Common fields:file is the uploaded audio,model selects the transcription model,provider selects the backend, and language is optional if you want to help the model with locale detection.

Python End-to-End Example

python
import requests

BASE_URL = "https://api.oneinfer.ai"
API_KEY = "YOUR_API_KEY"
AUDIO_PATH = "sample.mp3"

# Step 1: exchange API key for Bearer token
auth_response = requests.post(
    f"{BASE_URL}/v1/ula/oauth-authentication",
    params={"api_key": API_KEY},
    timeout=30,
)
auth_response.raise_for_status()
token = auth_response.json()["access_token"]

headers = {
    "Authorization": f"Bearer {token}",
}

# Step 2: upload audio for transcription
with open(AUDIO_PATH, "rb") as audio_file:
    response = requests.post(
        f"{BASE_URL}/v1/ula/generate-audio",
        headers=headers,
        data={
            "model": "saarika:v2.5",
            "provider": "sarvam",
            "language": "en-IN",
        },
        files={
            "file": (AUDIO_PATH, audio_file, "audio/mpeg"),
        },
        timeout=120,
    )

response.raise_for_status()
payload = response.json()

print("Transcription:")
print(payload["data"]["text"])

What the Response Looks Like

json
{
  "api_details": {
    "api_status": "success",
    "api_message": "API has return response successfully."
  },
  "data": {
    "id": "3ab483fe-2444-40f7-9cf2-720eeee21125",
    "provider": "sarvam",
    "model": "saaras:v3",
    "text": "This is the transcribed output from your uploaded audio file.",
    "finish_reason": "stop",
    "usage": {
      "prompt_tokens": 29,
      "completion_tokens": 0,
      "total_tokens": 29,
      "cache_input_tokens": 0
    }
  },
  "error": {}
}

In most clients, the value you care about is data.text.

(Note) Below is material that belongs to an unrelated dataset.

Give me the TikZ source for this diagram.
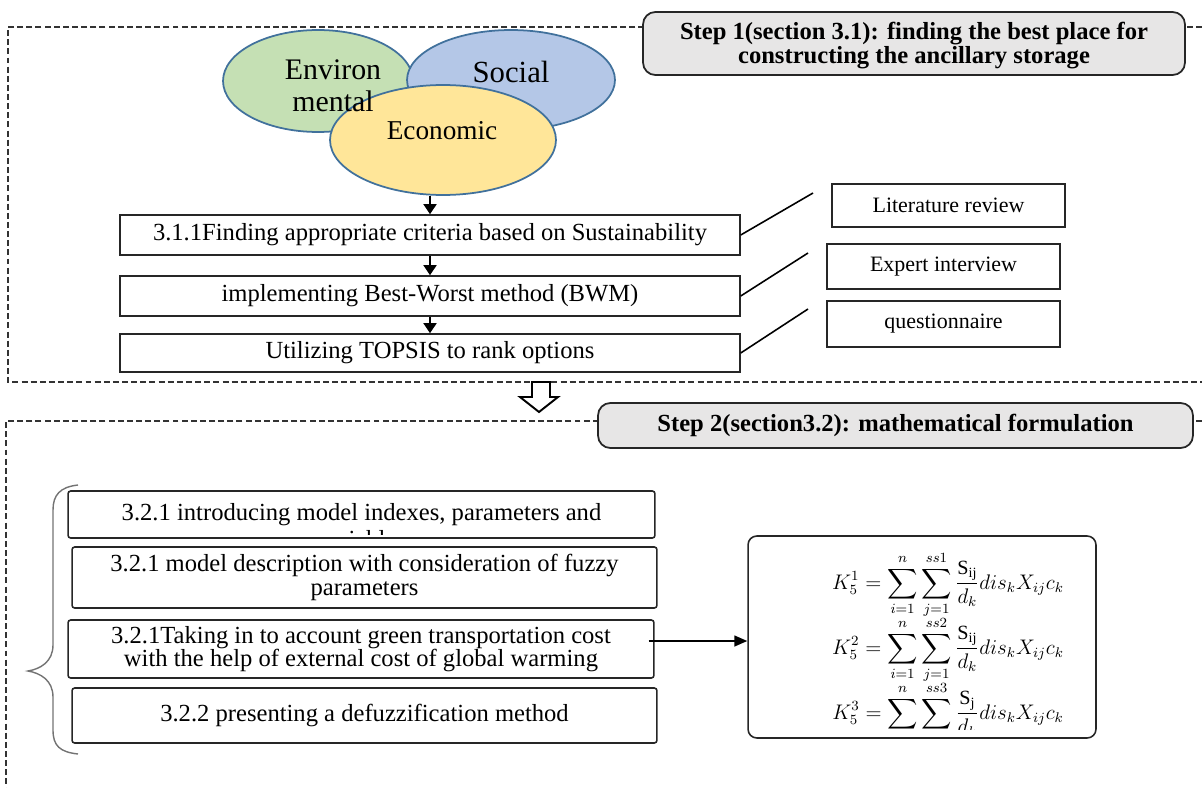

That is the recognized transcript you can store, display, summarize, or pass into a chat workflow.

Practical Tips

  • Do not send Content-Type: application/json for STT. Let your client build the multipart boundary automatically.
  • Pass language when you know the locale to improve recognition consistency.
  • Use clean audio input when possible. Background noise and overlapping speakers will reduce accuracy.
  • Check HTTP status codes before reading the body, especially for file upload errors like 400 or 415.
  • If you are building a voice app, feed data.text directly into your LLM step after transcription completes.